◆ Work instructions: Show every line below where "with" can be found.

◆ Extracted records:
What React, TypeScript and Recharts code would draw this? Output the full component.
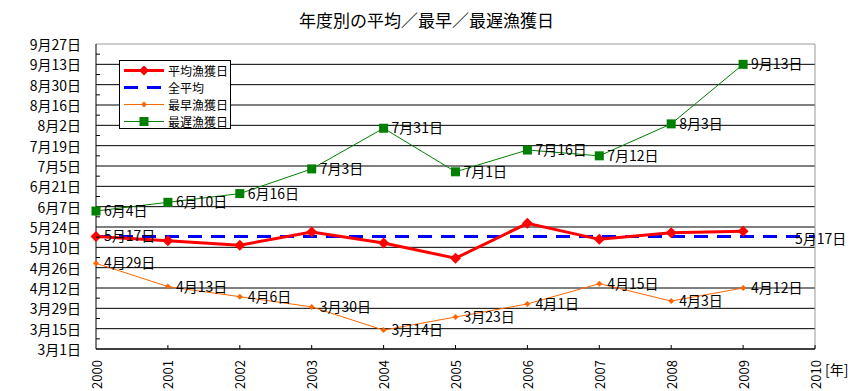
import React from 'react';
import { LineChart, Line, XAxis, YAxis, ReferenceLine, Legend, LabelList } from 'recharts';

// days counted from 3月1日
const years = [2000, 2001, 2002, 2003, 2004, 2005, 2006, 2007, 2008, 2009];
const averageDays = [77.5, 74.5, 71.5, 80.5, 73, 62.5, 86.5, 75.5, 80, 81];
const earliestDays = [59, 43, 36, 29, 13, 22, 31, 45, 33, 42];
const latestDays = [95, 101, 107, 124, 152, 122, 137, 133, 155, 196];
const overallAverage = 77.5;

const yearTicks = [2000, 2001, 2002, 2003, 2004, 2005, 2006, 2007, 2008, 2009, 2010];
const dayTicks = [0, 7, 14, 21, 28, 35, 42, 49, 56, 63, 70, 77, 84, 91, 98, 105, 112, 119, 126, 133, 140, 147, 154, 161, 168, 175, 182, 189, 196, 203, 210];
const majorDays = [0, 14, 28, 42, 56, 70, 84, 98, 112, 126, 140, 154, 168, 182, 196, 210];
const monthLengths = [31, 30, 31, 30, 31, 31, 30];

const FONT = '"Noto Sans CJK JP", "Noto Sans", sans-serif';
const RED = '#FF0000';
const BLUE = '#0000FF';
const ORANGE = '#FF6600';
const GREEN = '#008000';

const toDate = (v: number) => {
  let d = Math.floor(v);
  let m = 0;
  while (m < monthLengths.length - 1 && d >= monthLengths[m]) {
    d -= monthLengths[m];
    m++;
  }
  return `${m + 3}月${d + 1}日`;
};

const data = years.map((year, i) => ({
  year,
  average: averageDays[i],
  averageLabel: i === 0 ? averageDays[i] : null,
  earliest: earliestDays[i],
  latest: latestDays[i],
}));

const Diamond = ({ cx, cy, r, color }: any) => (
  <polygon points={`${cx},${cy - r} ${cx + r},${cy} ${cx},${cy + r} ${cx - r},${cy}`} fill={color} />
);

const Square = ({ cx, cy, r, color }: any) => (
  <rect x={cx - r} y={cy - r} width={r * 2} height={r * 2} fill={color} />
);

const YTick = ({ x, y, payload }: any) => {
  const v = payload.value;
  if (v % 14 !== 0) {
    return <line x1={x} x2={x + 4} y1={y} y2={y} stroke="#000" />;
  }
  return (
    <text x={x - 15} y={y} textAnchor="end" dominantBaseline="central" fontSize={14} fontFamily={FONT} fill="#000">
      {toDate(v)}
    </text>
  );
};

const XTick = ({ x, y, payload }: any) => {
  const ty = y + 11;
  return (
    <g>
      {payload.value !== yearTicks[0] && <line x1={x} x2={x} y1={y - 4} y2={y} stroke="#000" />}
      <text
        x={x}
        y={ty}
        transform={`rotate(-90, ${x}, ${ty})`}
        textAnchor="end"
        dominantBaseline="central"
        fontSize={13}
        fontFamily={FONT}
        fill="#000"
      >
        {payload.value}
      </text>
    </g>
  );
};

const legendRows = [
  { name: '平均漁獲日', color: RED, width: 3, marker: 'bigDiamond', dash: undefined },
  { name: '全平均', color: BLUE, width: 3, marker: 'none', dash: '14 9' },
  { name: '最早漁獲日', color: ORANGE, width: 1, marker: 'smallDiamond', dash: undefined },
  { name: '最遅漁獲日', color: GREEN, width: 1, marker: 'square', dash: undefined },
];

const LegendBox = () => (
  <div style={{ border: '1px solid #000', background: '#fff', width: 110, height: 66, paddingTop: 1, boxSizing: 'content-box' }}>
    {legendRows.map((row) => (
      <div key={row.name} style={{ display: 'flex', alignItems: 'center', height: 17, whiteSpace: 'nowrap' }}>
        <svg width={48} height={17} style={{ flex: 'none' }}>
          <line x1={4} x2={44} y1={8.5} y2={8.5} stroke={row.color} strokeWidth={row.width} strokeDasharray={row.dash} />
          {row.marker === 'bigDiamond' && <Diamond cx={24} cy={8.5} r={5} color={row.color} />}
          {row.marker === 'smallDiamond' && <Diamond cx={24} cy={8.5} r={3} color={row.color} />}
          {row.marker === 'square' && <Square cx={24} cy={8.5} r={4.5} color={row.color} />}
        </svg>
        <span style={{ fontSize: 12, fontFamily: FONT, color: '#000', lineHeight: '17px' }}>{row.name}</span>
      </div>
    ))}
  </div>
);

const OverallLabel = ({ viewBox }: any) => (
  <text
    x={viewBox.x + viewBox.width - 20}
    y={viewBox.y + 2}
    dominantBaseline="central"
    fontSize={14}
    fontFamily={FONT}
    fill="#000"
  >
    {toDate(overallAverage)}
  </text>
);

const labelStyle = { fontSize: 14, fontFamily: FONT, fill: '#000' };

export default function App() {
  return (
    <div style={{ position: 'absolute', left: 0, top: 0, width: 853, height: 391, background: '#fff', fontFamily: FONT }}>
      <div style={{ position: 'absolute', top: 10, left: 0, width: 853, textAlign: 'center', fontSize: 17, lineHeight: '20px', color: '#000' }}>
        年度別の平均／最早／最遅漁獲日
      </div>
      <LineChart width={853} height={391} data={data} margin={{ top: 44, right: 38, bottom: 0, left: 0 }}>
        <XAxis
          dataKey="year"
          type="number"
          domain={[2000, 2010]}
          ticks={yearTicks}
          height={42}
          tick={<XTick />}
          tickLine={false}
          tickSize={0}
          tickMargin={0}
          stroke="#000"
          interval={0}
          label={{ value: '[年]', position: 'right', offset: 10, fontSize: 14, fontFamily: FONT, fill: '#000' }}
        />
        <YAxis
          type="number"
          domain={[0, 210]}
          ticks={dayTicks}
          width={96}
          tick={<YTick />}
          tickLine={false}
          tickSize={0}
          tickMargin={0}
          stroke="#000"
          interval={0}
        />
        {majorDays.map((d) => (
          <ReferenceLine key={d} y={d} stroke={d === 210 ? '#999' : '#000'} strokeWidth={1} />
        ))}
        <ReferenceLine x={2010} stroke="#999" />
        <ReferenceLine
          y={overallAverage}
          stroke={BLUE}
          strokeWidth={3}
          strokeDasharray="14 9"
          label={<OverallLabel />}
        />
        <Legend
          layout="vertical"
          align="center"
          verticalAlign="middle"
          wrapperStyle={{ left: 119, top: 60, width: 112 }}
          content={<LegendBox />}
        />
        <Line
          dataKey="latest"
          stroke={GREEN}
          strokeWidth={1}
          isAnimationActive={false}
          dot={(p: any) => <Square key={`l${p.index}`} cx={p.cx} cy={p.cy} r={4.5} color={GREEN} />}
          activeDot={false}
        >
          <LabelList dataKey="latest" position="right" offset={8} formatter={(v: any) => toDate(v)} style={labelStyle} />
        </Line>
        <Line
          dataKey="earliest"
          stroke={ORANGE}
          strokeWidth={1}
          isAnimationActive={false}
          dot={(p: any) => <Diamond key={`e${p.index}`} cx={p.cx} cy={p.cy} r={3} color={ORANGE} />}
          activeDot={false}
        >
          <LabelList dataKey="earliest" position="right" offset={8} formatter={(v: any) => toDate(v)} style={labelStyle} />
        </Line>
        <Line
          dataKey="average"
          stroke={RED}
          strokeWidth={3}
          isAnimationActive={false}
          dot={(p: any) => <Diamond key={`a${p.index}`} cx={p.cx} cy={p.cy} r={5.5} color={RED} />}
          activeDot={false}
        >
          <LabelList dataKey="averageLabel" position="right" offset={8} formatter={(v: any) => (v == null ? '' : toDate(v))} style={labelStyle} />
        </Line>
      </LineChart>
    </div>
  );
}
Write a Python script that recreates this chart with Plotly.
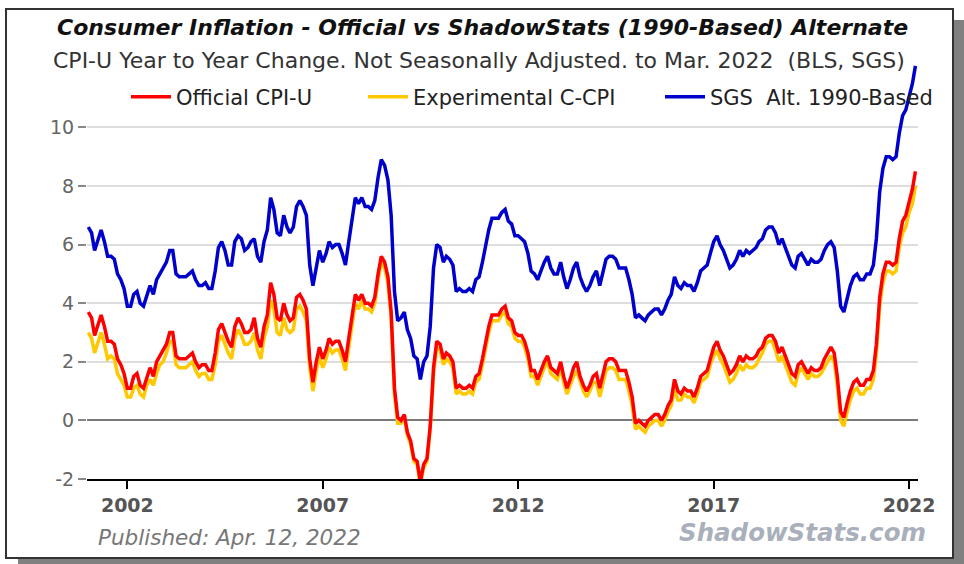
import pandas as pd
import plotly.graph_objects as go

# ---------------- data (monthly, Jan 2001 - Mar 2022) ----------------
start_month = "2001-01-01"

official_cpi_u = [
    3.7, 3.5, 2.9, 3.3, 3.6, 3.2, 2.7, 2.7, 2.6, 2.1, 1.9, 1.6,
    1.1, 1.1, 1.5, 1.6, 1.2, 1.1, 1.5, 1.8, 1.5, 2.0, 2.2, 2.4,
    2.6, 3.0, 3.0, 2.2, 2.1, 2.1, 2.1, 2.2, 2.3, 2.0, 1.8, 1.9,
    1.9, 1.7, 1.7, 2.3, 3.1, 3.3, 3.0, 2.7, 2.5, 3.2, 3.5, 3.3,
    3.0, 3.0, 3.1, 3.5, 2.8, 2.5, 3.2, 3.6, 4.7, 4.3, 3.5, 3.4,
    4.0, 3.6, 3.4, 3.5, 4.2, 4.3, 4.1, 3.8, 2.1, 1.3, 2.0, 2.5,
    2.1, 2.4, 2.8, 2.6, 2.7, 2.7, 2.4, 2.0, 2.8, 3.5, 4.3, 4.1,
    4.3, 4.0, 4.0, 3.9, 4.2, 5.0, 5.6, 5.4, 4.9, 3.7, 1.1, 0.1,
    0.0, 0.2, -0.4, -0.7, -1.3, -1.4, -2.1, -1.5, -1.3, -0.2, 1.8, 2.7,
    2.6, 2.1, 2.3, 2.2, 2.0, 1.1, 1.2, 1.1, 1.1, 1.2, 1.1, 1.5,
    1.6, 2.1, 2.7, 3.2, 3.6, 3.6, 3.6, 3.8, 3.9, 3.5, 3.4, 3.0,
    2.9, 2.9, 2.7, 2.3, 1.7, 1.7, 1.4, 1.7, 2.0, 2.2, 1.8, 1.7,
    1.6, 2.0, 1.5, 1.1, 1.4, 1.8, 2.0, 1.5, 1.2, 1.0, 1.2, 1.5,
    1.6, 1.1, 1.5, 2.0, 2.1, 2.1, 2.0, 1.7, 1.7, 1.7, 1.3, 0.8,
    -0.1, 0.0, -0.1, -0.2, 0.0, 0.1, 0.2, 0.2, 0.0, 0.2, 0.5, 0.7,
    1.4, 1.0, 0.9, 1.1, 1.0, 1.0, 0.8, 1.1, 1.5, 1.6, 1.7, 2.1,
    2.5, 2.7, 2.4, 2.2, 1.9, 1.6, 1.7, 1.9, 2.2, 2.0, 2.2, 2.1,
    2.1, 2.2, 2.4, 2.5, 2.8, 2.9, 2.9, 2.7, 2.3, 2.5, 2.2, 1.9,
    1.6, 1.5, 1.9, 2.0, 1.8, 1.6, 1.8, 1.7, 1.7, 1.8, 2.1, 2.3,
    2.5, 2.3, 1.5, 0.3, 0.1, 0.6, 1.0, 1.3, 1.4, 1.2, 1.2, 1.4,
    1.4, 1.7, 2.6, 4.2, 5.0, 5.4, 5.4, 5.3, 5.4, 6.2, 6.8, 7.0,
    7.5, 7.9, 8.5,
]

experimental_c_cpi = [
    3.0, 2.8, 2.3, 2.7, 3.0, 2.6, 2.1, 2.2, 2.1, 1.6, 1.4, 1.2,
    0.8, 0.8, 1.1, 1.2, 0.9, 0.8, 1.2, 1.4, 1.2, 1.6, 1.9, 2.0,
    2.3, 2.7, 2.7, 1.9, 1.8, 1.8, 1.8, 1.9, 2.0, 1.7, 1.5, 1.6,
    1.6, 1.4, 1.4, 1.9, 2.7, 2.9, 2.6, 2.3, 2.1, 2.8, 3.1, 2.9,
    2.6, 2.6, 2.7, 3.0, 2.4, 2.1, 2.8, 3.2, 4.1, 3.8, 3.0, 2.9,
    3.5, 3.1, 3.0, 3.1, 3.8, 3.9, 3.7, 3.4, 1.8, 1.0, 1.7, 2.2,
    1.8, 2.1, 2.5, 2.3, 2.4, 2.4, 2.1, 1.7, 2.5, 3.2, 4.0, 3.8,
    4.1, 3.8, 3.8, 3.7, 4.0, 4.8, 5.4, 5.2, 4.7, 3.5, 0.9, -0.1,
    -0.1, 0.1, -0.5, -0.8, -1.4, -1.5, -2.2, -1.6, -1.4, -0.3, 1.6, 2.5,
    2.4, 1.9, 2.1, 2.0, 1.8, 0.9, 1.0, 0.9, 0.9, 1.0, 0.9, 1.3,
    1.4, 1.9, 2.5, 3.0, 3.4, 3.4, 3.4, 3.6, 3.7, 3.3, 3.2, 2.8,
    2.7, 2.7, 2.5, 2.1, 1.5, 1.5, 1.2, 1.5, 1.8, 2.0, 1.6, 1.5,
    1.4, 1.8, 1.3, 0.9, 1.2, 1.5, 1.7, 1.3, 1.0, 0.8, 1.0, 1.3,
    1.3, 0.8, 1.2, 1.7, 1.8, 1.8, 1.7, 1.4, 1.4, 1.4, 1.0, 0.5,
    -0.3, -0.2, -0.3, -0.4, -0.2, -0.1, 0.0, 0.0, -0.2, 0.0, 0.3, 0.5,
    1.1, 0.7, 0.7, 0.9, 0.8, 0.8, 0.6, 0.9, 1.3, 1.4, 1.5, 1.9,
    2.2, 2.4, 2.1, 1.9, 1.6, 1.3, 1.4, 1.6, 1.9, 1.7, 1.9, 1.8,
    1.8, 1.9, 2.1, 2.3, 2.6, 2.7, 2.7, 2.4, 2.0, 2.2, 1.9, 1.6,
    1.3, 1.2, 1.6, 1.8, 1.6, 1.4, 1.6, 1.5, 1.5, 1.6, 1.8, 2.0,
    2.2, 2.0, 1.2, 0.0, -0.2, 0.3, 0.7, 1.0, 1.1, 0.9, 0.9, 1.1,
    1.1, 1.4, 2.3, 3.9, 4.7, 5.1, 5.1, 5.0, 5.1, 5.9, 6.4, 6.6,
    7.1, 7.4, 8.0,
]

sgs_alt_1990 = [
    6.6, 6.4, 5.8, 6.2, 6.5, 6.1, 5.6, 5.6, 5.5, 5.0, 4.8, 4.5,
    3.9, 3.9, 4.3, 4.4, 4.0, 3.9, 4.3, 4.6, 4.3, 4.8, 5.0, 5.2,
    5.4, 5.8, 5.8, 5.0, 4.9, 4.9, 4.9, 5.0, 5.1, 4.8, 4.6, 4.6,
    4.7, 4.5, 4.5, 5.1, 5.9, 6.1, 5.8, 5.3, 5.3, 6.1, 6.3, 6.2,
    5.8, 5.9, 6.1, 6.2, 5.6, 5.4, 6.1, 6.5, 7.6, 7.2, 6.4, 6.3,
    7.0, 6.6, 6.4, 6.6, 7.3, 7.5, 7.3, 7.0, 5.3, 4.6, 5.3, 5.8,
    5.4, 5.7, 6.1, 5.9, 6.0, 6.0, 5.7, 5.3, 6.1, 6.8, 7.6, 7.4,
    7.6, 7.3, 7.3, 7.2, 7.5, 8.3, 8.9, 8.7, 8.2, 7.0, 4.4, 3.4,
    3.5, 3.7, 3.1, 2.8, 2.2, 2.1, 1.4, 2.0, 2.2, 3.2, 5.2, 6.0,
    5.9, 5.4, 5.6, 5.5, 5.3, 4.4, 4.5, 4.4, 4.4, 4.5, 4.4, 4.8,
    4.9, 5.4, 6.0, 6.5, 6.9, 6.9, 6.9, 7.1, 7.2, 6.8, 6.7, 6.3,
    6.3, 6.2, 6.1, 5.7, 5.1, 5.0, 4.8, 5.1, 5.4, 5.6, 5.2, 5.0,
    5.0, 5.4, 4.9, 4.5, 4.8, 5.2, 5.4, 4.9, 4.6, 4.4, 4.6, 4.9,
    5.1, 4.6, 5.0, 5.5, 5.6, 5.6, 5.5, 5.2, 5.2, 5.2, 4.8, 4.3,
    3.5, 3.6, 3.5, 3.4, 3.6, 3.7, 3.8, 3.8, 3.6, 3.8, 4.1, 4.3,
    4.9, 4.6, 4.5, 4.7, 4.6, 4.6, 4.4, 4.7, 5.1, 5.2, 5.3, 5.7,
    6.1, 6.3, 6.0, 5.8, 5.5, 5.2, 5.3, 5.5, 5.8, 5.6, 5.8, 5.7,
    5.8, 5.9, 6.1, 6.2, 6.5, 6.6, 6.6, 6.4, 6.0, 6.2, 5.9, 5.6,
    5.3, 5.2, 5.6, 5.7, 5.5, 5.3, 5.5, 5.4, 5.4, 5.5, 5.8, 6.0,
    6.1, 5.9, 5.1, 3.9, 3.7, 4.2, 4.6, 4.9, 5.0, 4.8, 4.8, 5.0,
    5.0, 5.3, 6.2, 7.8, 8.6, 9.0, 9.0, 8.9, 9.0, 9.8, 10.4, 10.6,
    11.1, 11.5, 12.1,
]

series_names = ["Official CPI-U", "Experimental C-CPI", "SGS\u00a0 Alt. 1990-Based"]
y_tick_values = [-2, 0, 2, 4, 6, 8, 10]
y_tick_labels = ["-2", "0", "2", "4", "6", "8", "10"]
x_tick_dates = ["2002-01-01", "2007-01-01", "2012-01-01", "2017-01-01", "2022-01-01"]
x_tick_labels = ["2002", "2007", "2012", "2017", "2022"]

title_text = "Consumer Inflation - Official vs ShadowStats (1990-Based) Alternate"
subtitle_text = "CPI-U Year to Year Change. Not Seasonally Adjusted. to Mar. 2022\u00a0 (BLS, SGS)"
published_text = "Published: Apr. 12, 2022"
brand_text = "ShadowStats.com"

dates = pd.date_range(start_month, periods=len(official_cpi_u), freq="MS")

# ---------------- layout helpers (pixel -> paper) ----------------
W, H = 964, 564
L, R, T, B = 87, 46, 60, 85
PW, PH = W - L - R, H - T - B


def px(x):
    return (x - L) / PW


def py(y):
    return (H - B - y) / PH


FONT = "DejaVu Sans, Arial, sans-serif"

fig = go.Figure()

fig.add_trace(go.Scatter(x=dates, y=experimental_c_cpi, name=series_names[1], mode="lines",
                         line=dict(color="#ffc800", width=3.5), legend="legend2"))
fig.add_trace(go.Scatter(x=dates, y=official_cpi_u, name=series_names[0], mode="lines",
                         line=dict(color="#ff0000", width=3.5), legend="legend"))
fig.add_trace(go.Scatter(x=dates, y=sgs_alt_1990, name=series_names[2], mode="lines",
                         line=dict(color="#0000cc", width=3.5), legend="legend3"))

leg_common = dict(orientation="h", xanchor="left", yanchor="middle", bgcolor="rgba(0,0,0,0)",
                  font=dict(family=FONT, size=21, color="#222222"), itemwidth=40)

shapes = [
    # drop shadow
    dict(type="rect", xref="paper", yref="paper", x0=px(18), x1=px(966), y0=py(566), y1=py(20),
         fillcolor="#808080", line=dict(width=0), layer="below"),
    # frame
    dict(type="rect", xref="paper", yref="paper", x0=px(6), x1=px(953), y0=py(558), y1=py(9),
         fillcolor="white", line=dict(color="#333333", width=2), layer="below"),
]

annotations = [
    dict(text="<b><i>" + title_text + "</i></b>", x=px(482), y=py(27), xref="paper", yref="paper",
         xanchor="center", yanchor="middle", showarrow=False,
         font=dict(family=FONT, size=22, color="#111111")),
    dict(text=subtitle_text, x=px(479), y=py(60), xref="paper", yref="paper",
         xanchor="center", yanchor="middle", showarrow=False,
         font=dict(family=FONT, size=22, color="#333333")),
    dict(text="<i>" + published_text + "</i>", x=px(96), y=py(537), xref="paper", yref="paper",
         xanchor="left", yanchor="middle", showarrow=False,
         font=dict(family=FONT, size=21.5, color="#777777")),
    dict(text="<b><i>" + brand_text + "</i></b>", x=px(928), y=py(532), xref="paper", yref="paper",
         xanchor="right", yanchor="middle", showarrow=False,
         font=dict(family=FONT, size=24.5, color="#a9afbb")),
]

fig.update_layout(
    width=W, height=H, autosize=False,
    margin=dict(l=L, r=R, t=T, b=B),
    paper_bgcolor="white", plot_bgcolor="white",
    font=dict(family=FONT),
    showlegend=True,
    legend=dict(x=px(126), y=py(97), **leg_common),
    legend2=dict(x=px(363), y=py(97), **leg_common),
    legend3=dict(x=px(660), y=py(97), **leg_common),
    shapes=shapes,
    annotations=annotations,
    xaxis=dict(
        type="date", range=["2000-12-20", "2022-03-25"],
        tickvals=x_tick_dates, ticktext=x_tick_labels,
        showgrid=False, zeroline=False,
        showline=True, linecolor="#000000", linewidth=2,
        ticks="outside", ticklen=8, tickwidth=2, tickcolor="#000000",
        tickfont=dict(family=FONT, size=19, color="#555555", weight="bold"),
    ),
    yaxis=dict(
        range=[-2, 12.3], tickvals=y_tick_values, ticktext=y_tick_labels,
        showgrid=True, gridcolor="#dddddd", gridwidth=2,
        zeroline=True, zerolinecolor="#7a7a7a", zerolinewidth=2,
        showline=False,
        ticks="outside", ticklen=8, tickwidth=1.5, tickcolor="#888888",
        ticklabelstandoff=0,
        tickfont=dict(family=FONT, size=19, color="#666666"),
    ),
)

fig.write_html(
    "out.html",
    config={"displayModeBar": False},
    post_script="document.body.style.margin='0px';document.body.style.overflow='hidden';",
)
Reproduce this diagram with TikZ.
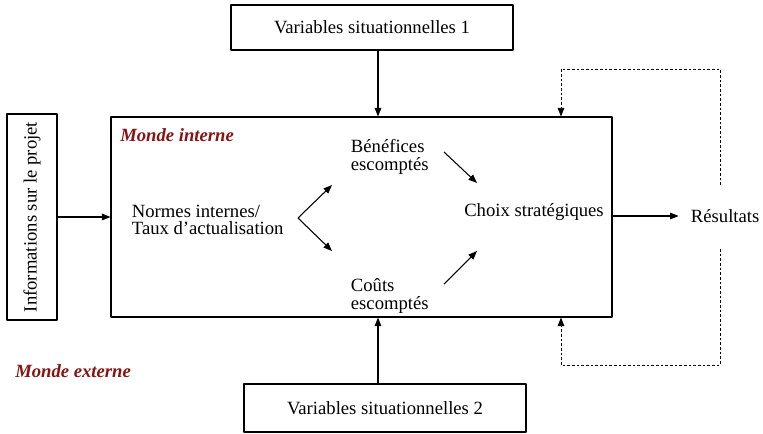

◆ Task answer:
Write a Python script that recreates this chart with Plotly.
Reproduce this diagram with TikZ.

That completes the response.